US President Donald Trump has said he would blame Florida Governor Ron DeSantis if he lost the key battleground state in November, threatening to fire him.
“Hey Ron, are we gonna win the state please?” Trump asked DeSantis, a Republican and a staunch ally of the president at a rally in Ocala, Florida on Friday.
“You know if we don’t win it, I’m blaming the governor,” Trump said. “I’ll fire him somehow. I’m going to fire him. I will find a way.”
The remark raised eyebrows given Trump’s history of accusing Democratic governors of attempting to “steal the election.”
For months, Trump has alleged that Democrats are rigging the election by expanding mail-in voting and enforcing stay-at-home orders designed to curb the coronavirus pandemic.
The president made several other shocking statements at his rally in Florida, including encouraging his fans to chant “12 more years” instead of “four more years.”
It was not the first time Trump raised the controversial issue at his campaign rallies. In September, the president said he would negotiate for a third term in office, arguing he was “entitled” to it.
Also in September, Trump went so far as suggesting he might issue an executive order to prevent Democratic nominee Joe Biden from becoming president. “You can’t have this guy as your president,” he said.
Republican officials in Florida are attempting to shut down ballot drop boxes just days before in-person early voting begins, creating new obstacles for absentee voters.
The move is in line with Trump’s efforts to question the validity of absentee ballots and marks another attempt by state Republicans to suppress the vote.

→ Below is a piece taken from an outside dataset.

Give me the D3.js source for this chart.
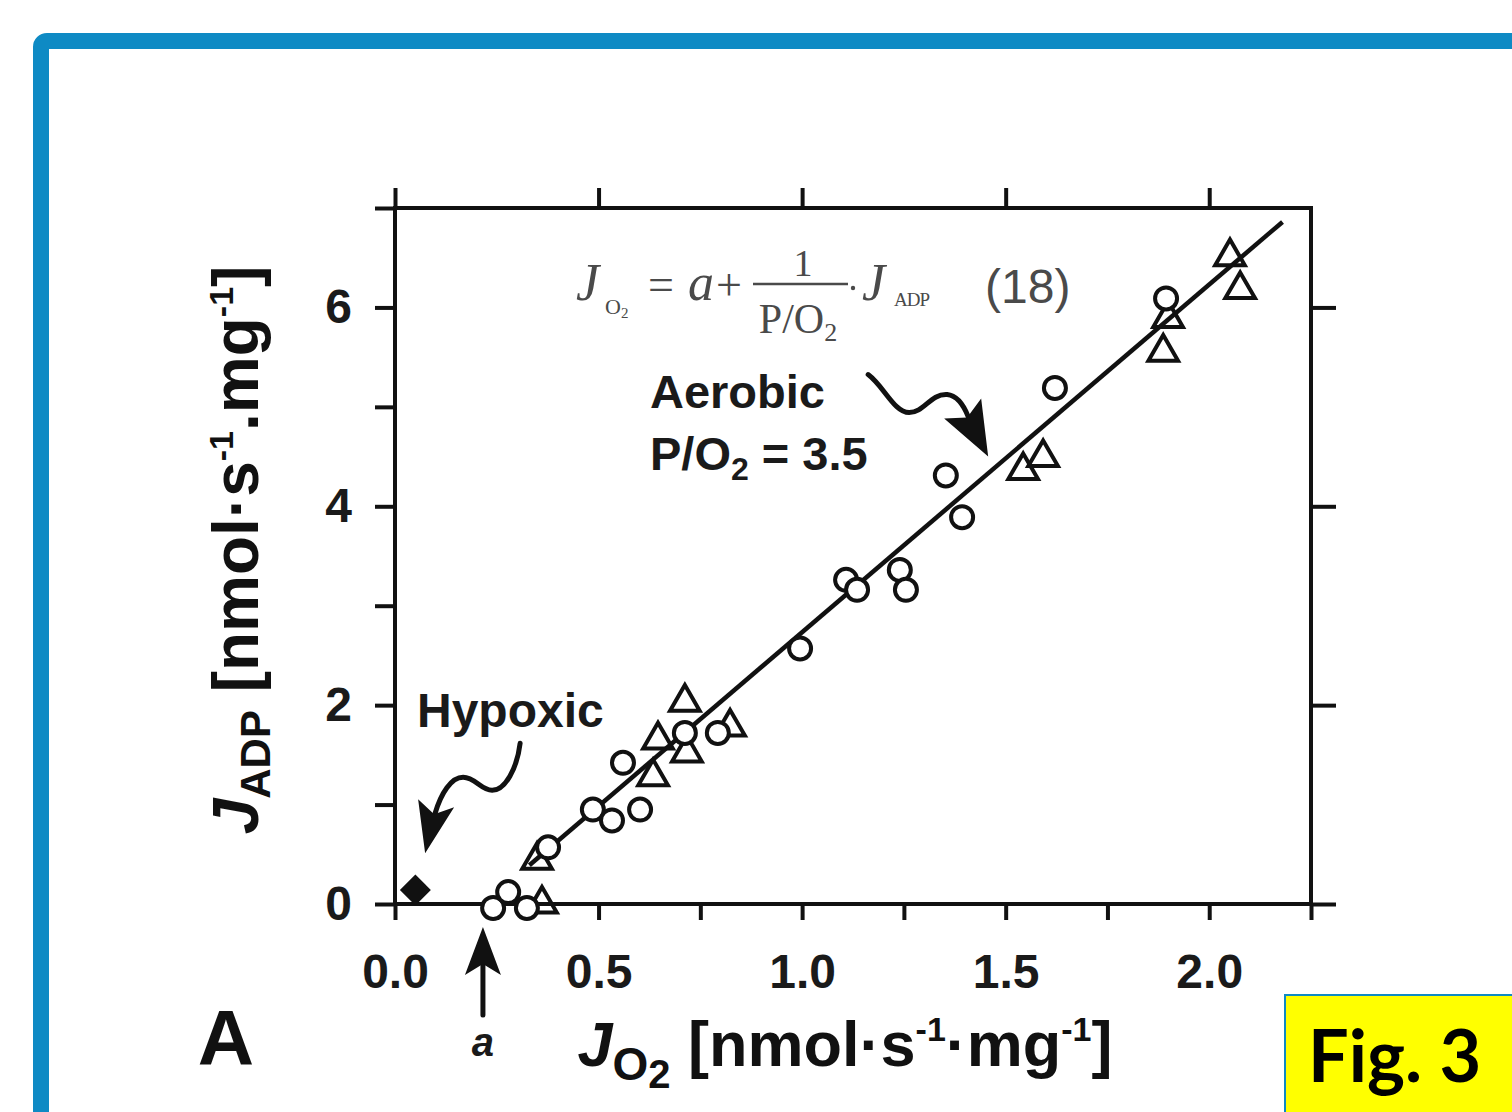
<!DOCTYPE html>
<html lang="en">
<head>
  <meta charset="UTF-8">
  <title>Fig. 3 - JADP vs JO2</title>
  <style>
    html, body {
      margin: 0;
      padding: 0;
      overflow: hidden;
      background: #fff;
    }
    svg { display: block; }
    .sans { font-family: 'Liberation Sans', Arial, sans-serif; }
    .serif { font-family: 'Liberation Serif', 'Times New Roman', serif; }
  </style>
</head>
<body>
<svg width="1512" height="1112"></svg>
<script src="https://d3js.org/d3.v7.min.js"></script>
<script>
// ---- data ----
const circlePts = [
  [0.241, -0.04], [0.278, 0.12], [0.324, -0.04], [0.376, 0.57],
  [0.486, 0.95], [0.533, 0.84], [0.560, 1.42], [0.602, 0.95],
  [0.712, 1.72], [0.793, 1.72], [0.995, 2.57], [1.108, 3.26],
  [1.135, 3.16], [1.240, 3.36], [1.255, 3.16], [1.353, 4.31],
  [1.393, 3.89], [1.621, 5.19], [1.894, 6.09]
];
const trianglePts = [
  [0.361, 0.00], [0.349, 0.44], [0.634, 1.28], [0.646, 1.65],
  [0.712, 2.03], [0.717, 1.52], [0.823, 1.78], [1.543, 4.36],
  [1.592, 4.49], [1.899, 5.89], [1.887, 5.55], [2.051, 6.51],
  [2.076, 6.18]
];
const hypoxicPts = [[0.05, 0.14]];
const fitLine = [[0.33, 0.39], [2.18, 6.86]];   // JO2 = a + JADP / 3.5, a = 0.22
const interceptA = 0.216;

const xDomain = [0, 2.25];
const yDomain = [0, 7];
const xTicksAll = [0, 0.25, 0.5, 0.75, 1, 1.25, 1.5, 1.75, 2, 2.25];
const xTicksMajor = [0, 0.5, 1, 1.5, 2];
const yTicksAll = [0, 1, 2, 3, 4, 5, 6, 7];
const yTicksMajor = [0, 2, 4, 6];

const svg = d3.select("svg");
const plot = { left: 395, right: 1311, top: 208, bottom: 904 };

const x = d3.scaleLinear().domain(xDomain).range([plot.left, plot.right]);
const y = d3.scaleLinear().domain(yDomain).range([plot.bottom, plot.top]);

// blue frame
svg.append("rect")
  .attr("x", 41).attr("y", 41).attr("width", 1600).attr("height", 1200)
  .attr("rx", 6)
  .attr("fill", "none").attr("stroke", "#0e8ac4").attr("stroke-width", 16);

// axes
function styleAxis(g) {
  g.select(".domain").remove();
  g.selectAll(".tick line").attr("stroke", "#111").attr("stroke-width", 4);
  g.selectAll(".tick text")
    .attr("class", "sans")
    .attr("fill", "#1a1a1a")
    .attr("font-size", 48)
    .attr("font-weight", "bold");
}

svg.append("g")
  .attr("transform", `translate(${plot.left},0)`)
  .call(d3.axisLeft(y).tickValues(yTicksAll).tickSize(20).tickPadding(23)
    .tickFormat(d => yTicksMajor.includes(d) ? d : ""))
  .call(styleAxis);

svg.append("g")
  .attr("transform", `translate(0,${plot.bottom})`)
  .call(d3.axisBottom(x).tickValues(xTicksAll).tickSize(16).tickPadding(34)
    .tickFormat(d => xTicksMajor.includes(d) ? d3.format(".1f")(d) : ""))
  .call(styleAxis);

svg.append("g")
  .attr("transform", `translate(0,${plot.top})`)
  .call(d3.axisTop(x).tickValues(xTicksMajor).tickSize(20).tickFormat(""))
  .call(styleAxis);

svg.append("g")
  .attr("transform", `translate(${plot.right},0)`)
  .call(d3.axisRight(y).tickValues(yTicksMajor).tickSize(25).tickFormat(""))
  .call(styleAxis);

svg.append("rect")
  .attr("x", plot.left).attr("y", plot.top)
  .attr("width", plot.right - plot.left).attr("height", plot.bottom - plot.top)
  .attr("fill", "none").attr("stroke", "#111").attr("stroke-width", 4);

// regression line
svg.append("path")
  .datum(fitLine)
  .attr("d", d3.line().x(d => x(d[0])).y(d => y(d[1])))
  .attr("stroke", "#111").attr("stroke-width", 4.5).attr("fill", "none");

// markers
svg.append("g").selectAll("path")
  .data(trianglePts)
  .join("path")
  .attr("transform", d => `translate(${x(d[0])},${y(d[1])})`)
  .attr("d", d3.symbol(d3.symbolTriangle, 380))
  .attr("fill", "none").attr("stroke", "#111").attr("stroke-width", 4);

svg.append("g").selectAll("circle")
  .data(circlePts)
  .join("circle")
  .attr("cx", d => x(d[0])).attr("cy", d => y(d[1])).attr("r", 11)
  .attr("fill", "#fff").attr("stroke", "#111").attr("stroke-width", 4);

svg.append("g").selectAll("path")
  .data(hypoxicPts)
  .join("path")
  .attr("transform", d => `translate(${x(d[0])},${y(d[1])}) rotate(45)`)
  .attr("d", d3.symbol(d3.symbolSquare, 480))
  .attr("fill", "#111");

// arrows (shaft + barbed head), drawn relative to the tip
function arrow(tx, ty, shaft, head) {
  const g = svg.append("g").attr("transform", `translate(${tx},${ty})`);
  g.append("path").attr("d", shaft)
    .attr("fill", "none").attr("stroke", "#111").attr("stroke-width", 5)
    .attr("stroke-linecap", "round");
  g.append("path").attr("d", head).attr("fill", "#111");
}

arrow(x(1.457), y(4.50),
  "M-120,-82 C-104,-70 -94,-44 -79,-44 C-64,-44 -58,-63 -41,-62 C-30,-61 -24,-50 -20,-40",
  "M0,0 L-44,-38 L-21,-39 L-7,-58 Z");

arrow(x(0.074), y(0.51),
  "M95,-110 C92,-85 80,-63 67,-63 C56,-63 50,-76 38,-76 C26,-76 16,-60 10,-40",
  "M0,0 L-7,-54 L9,-39 L29,-46 Z");

arrow(x(interceptA), plot.bottom + 23,
  "M0,30 L0,88",
  "M0,0 L-18,48 L0,37 L18,48 Z");

// texts
svg.append("text").attr("class", "sans")
  .attr("x", x(interceptA)).attr("y", 1056).attr("text-anchor", "middle")
  .attr("font-size", 40).attr("font-weight", "bold").attr("font-style", "italic")
  .attr("fill", "#1a1a1a").text("a");

svg.append("text").attr("class", "sans")
  .attr("x", 226).attr("y", 1065).attr("text-anchor", "middle")
  .attr("font-size", 78).attr("font-weight", "bold").attr("fill", "#111").text("A");

svg.append("text").attr("class", "sans")
  .attr("x", 417).attr("y", 727)
  .attr("font-size", 48).attr("font-weight", "bold").attr("fill", "#1a1a1a").text("Hypoxic");

svg.append("text").attr("class", "sans")
  .attr("x", 650).attr("y", 408)
  .attr("font-size", 47).attr("font-weight", "bold").attr("fill", "#1a1a1a").text("Aerobic");

const po = svg.append("text").attr("class", "sans")
  .attr("x", 650).attr("y", 470)
  .attr("font-size", 47).attr("font-weight", "bold").attr("fill", "#1a1a1a");
po.append("tspan").text("P/O");
po.append("tspan").attr("font-size", 32).attr("dy", 10).text("2");
po.append("tspan").attr("dy", -10).text(" = 3.5");

// equation (18)
const eqColor = "#4a4a4a";
const eq = svg.append("g").attr("class", "serif").attr("fill", eqColor);
function eqText(px, py, size, str, italic) {
  return eq.append("text").attr("x", px).attr("y", py).attr("font-size", size)
    .attr("font-style", italic ? "italic" : null).text(str);
}
eqText(576, 300, 52, "J", true);
eqText(605, 314, 22, "O");
eqText(621, 318, 15, "2");
eqText(648, 300, 46, "=");
eqText(688, 300, 52, "a", true);
eqText(716, 300, 46, "+");
eq.append("line").attr("x1", 753).attr("x2", 848).attr("y1", 284).attr("y2", 284)
  .attr("stroke", eqColor).attr("stroke-width", 2.5);
eqText(803, 276, 38, "1").attr("text-anchor", "middle");
const den = eq.append("text").attr("x", 798).attr("y", 333).attr("text-anchor", "middle")
  .attr("font-size", 42);
den.append("tspan").text("P/O");
den.append("tspan").attr("font-size", 26).attr("dy", 8).text("2");
// centre dot drawn as a small circle so it does not collide with the J
eq.append("circle").attr("cx", 853).attr("cy", 288).attr("r", 2.2);
eqText(862, 300, 52, "J", true);
eqText(894, 306, 19, "ADP").attr("letter-spacing", -1);
svg.append("text").attr("class", "sans")
  .attr("x", 985).attr("y", 303).attr("font-size", 48).attr("fill", eqColor).text("(18)");

// axis titles
const xl = svg.append("text").attr("class", "sans")
  .attr("x", 845).attr("y", 1066).attr("text-anchor", "middle")
  .attr("font-size", 63).attr("font-weight", "bold").attr("fill", "#111");
xl.append("tspan").attr("font-style", "italic").text("J");
xl.append("tspan").attr("font-size", 46).attr("dy", 14).text("O");
xl.append("tspan").attr("font-size", 40).attr("dy", 8).text("2");
xl.append("tspan").attr("dy", -22).text(" [nmol·s");
xl.append("tspan").attr("font-size", 34).attr("dy", -25).text("-1");
xl.append("tspan").attr("dy", 25).text("·mg");
xl.append("tspan").attr("font-size", 34).attr("dy", -25).text("-1");
xl.append("tspan").attr("dy", 25).text("]");

const yl = svg.append("text").attr("class", "sans")
  .attr("transform", "translate(258,550) rotate(-90)").attr("text-anchor", "middle")
  .attr("font-size", 64).attr("font-weight", "bold").attr("fill", "#111");
yl.append("tspan").attr("font-style", "italic").text("J");
yl.append("tspan").attr("font-size", 42).attr("dy", 12).text("ADP");
yl.append("tspan").attr("dy", -12).text(" [nmol·s");
yl.append("tspan").attr("font-size", 34).attr("dy", -25).text("-1");
yl.append("tspan").attr("dy", 25).text(".mg");
yl.append("tspan").attr("font-size", 34).attr("dy", -25).text("-1");
yl.append("tspan").attr("dy", 25).text("]");

// Fig. 3 tag
svg.append("rect")
  .attr("x", 1285).attr("y", 995).attr("width", 260).attr("height", 140)
  .attr("fill", "#ffff00").attr("stroke", "#0e8ac4").attr("stroke-width", 2);
svg.append("text")
  .attr("x", 1308).attr("y", 1082)
  .attr("font-family", "Lato, 'Open Sans', sans-serif")
  .attr("font-size", 72).attr("font-weight", "bold").attr("fill", "#000").text("Fig. 3");
</script>
</body>
</html>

Republicans across key battleground states such as Pennsylvania, Florida and Wisconsin are mobilizing thousands of volunteers to watch early voting sites and ballot drop boxes.
Critics slam the move as a scare tactic designed to find evidence to back up President Trump’s unsubstantiated complaints about widespread voter fraud.
Trump told his supporters Friday, “We’re going to win the state of Florida. We’re going to win the White House.”
The president predicted a “red wave” of Republican voting in the state, “the likes of which they’ve never seen before.”
Florida is notorious for producing close results in past presidential elections.
An average of recent polling shows Biden leading Trump by 3.9 percent in the battleground state as of Friday.
Trump won the state over former Secretary of State Hillary Clinton by just over 1 percent in 2016.